We’ll always remember the late 1980s and early ’90s as the dawn of the supercar as we know it. That’s when we started seeing mid-engined exotics that looked like nothing else and were capable of cracking 200 miles per hour in a heartbeat.
It’s an era that gave us such exotics like the Porsche 959, McLaren F1, and Jaguar XJ220. But two of the most memorable in our books were the Ferrari F40 and Bugatti EB110. And there just so happens to be examples of each coming up for auction.
The progenitor of today’s LaFerrari, the F40 for many still remains the prototypical supercar. It was as close as Ferrari had ever come to making a race car for the road, stripped down to the bare essentials. It had 3.0-liter twin-turbo V8, a five-speed manual, plastic windows, and carbon-Kevlar bodywork with paint so thin you could see the weave right through it.

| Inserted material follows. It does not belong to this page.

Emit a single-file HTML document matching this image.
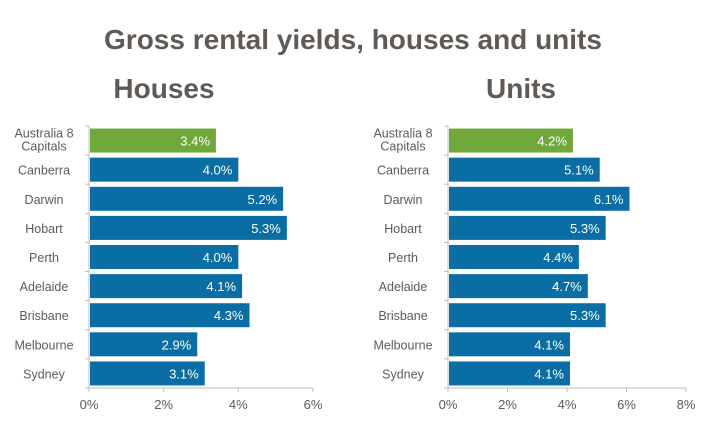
<!DOCTYPE html>
<html><head><meta charset="utf-8"><style>
body{margin:0;background:#fff;width:726px;height:427px;overflow:hidden}
svg{font-family:"Liberation Sans",sans-serif}
</style></head><body>
<svg id="c" width="726" height="427">
<text x="353" y="49" text-anchor="middle" font-size="28" font-weight="bold" fill="#5f5a55">Gross rental yields, houses and units</text>
<text x="164" y="98" text-anchor="middle" font-size="28" font-weight="bold" fill="#5f5a55">Houses</text>
<text x="521" y="98" text-anchor="middle" font-size="28" font-weight="bold" fill="#5f5a55">Units</text>
</svg>
<script>
const categories=["Australia 8 Capitals","Canberra","Darwin","Hobart","Perth","Adelaide","Brisbane","Melbourne","Sydney"];
const housesValues=[3.4,4.0,5.2,5.3,4.0,4.1,4.3,2.9,3.1];
const unitsValues=[4.2,5.1,6.1,5.3,4.4,4.7,5.3,4.1,4.1];
const housesTicks=[0,2,4,6];
const unitsTicks=[0,2,4,6,8];
const svg=document.getElementById('c');
const NS="http://www.w3.org/2000/svg";
function mk(t,a,txt){const e=document.createElementNS(NS,t);for(const k in a)e.setAttribute(k,a[k]);if(txt!==undefined)e.textContent=txt;svg.appendChild(e);return e;}
function panel(name,x0,x1,maxV,ticks,vals,labelX){
  const top=126,bottom=388,n=categories.length,step=(bottom-top)/n;
  const xs=v=>x0+(x1-x0)*v/maxV;
  let e=mk('line',{x1:x0,y1:top,x2:x0,y2:bottom,stroke:'#bfbfbf'});
  
  
  e=mk('line',{x1:x0,y1:bottom,x2:x1,y2:bottom,stroke:'#bfbfbf'});
  
  
  for(let i=0;i<=n;i++){mk('line',{x1:x0-4,y1:top+i*step,x2:x0,y2:top+i*step,stroke:'#bfbfbf'});}
  ticks.forEach(t=>{
    mk('line',{x1:xs(t),y1:bottom,x2:xs(t),y2:bottom+4,stroke:'#bfbfbf'});
    const l=mk('text',{x:xs(t),y:409,'text-anchor':'middle','font-size':13,fill:'#5f5a55'},t+'%');
    
    
  });
  categories.forEach((c,i)=>{
    const cy=top+step*i+step/2;
    const r=mk('rect',{x:x0+1,y:cy-12,width:xs(vals[i])-x0-1,height:24,fill:i===0?'#70a83b':'#0a6ea4'});
    
    
    const v=mk('text',{x:xs(vals[i])-6,y:cy+5,'text-anchor':'end','font-size':13,fill:'#fff'},vals[i].toFixed(1)+'%');
    
    
    let lab;
    if(i===0){
      lab=mk('text',{x:labelX,y:cy-3,'text-anchor':'middle','font-size':12.5,fill:'#5f5a55'});
      const a=document.createElementNS(NS,'tspan');a.setAttribute('x',labelX);a.textContent='Australia  8';lab.appendChild(a);
      const b=document.createElementNS(NS,'tspan');b.setAttribute('x',labelX);b.setAttribute('dy','13');b.textContent='Capitals';lab.appendChild(b);
    } else {
      lab=mk('text',{x:labelX,y:cy+5,'text-anchor':'middle','font-size':12.5,fill:'#5f5a55'},c);
    }
    
    
  });
}
panel('houses',89,313,6,housesTicks,housesValues,44);
panel('units',448,686,8,unitsTicks,unitsValues,403);
</script>
</body></html>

The EB110 took a different approach that set the reborn marque on a course that lead directly to today’s Chiron. Like the F40, it was mid-engined, turbocharged, and made in Italy (in the greater Modena area no less), but that’s where the similarities ended. The first Bugatti in decades employed a 3.5-liter quad-turbo V12 with all-wheel drive and (in GT trim) creature comforts that made the F40 look spartan. (Which it was.)
The Bugatti was far more powerful than the Ferrari, producing 552 hp to the Prancing Horse’s 471. And as a result, it was a lot faster: 0-60 in the threes instead of the fours, and a top speed in excess of 212 mph instead of just cresting the double-century mark. The EB110 was also much more rare: Bugatti only made about one tenth the number of EB110s that Ferrari did F40s. Yet Bonhams values the Ferrari much higher today at $875-975k than it does the Bugatti at $500-700k.
Both are set to cross the auction block at the Greenwich Concours d’Elegance in Connecticut next month. For your money, or cost no object, which would you take?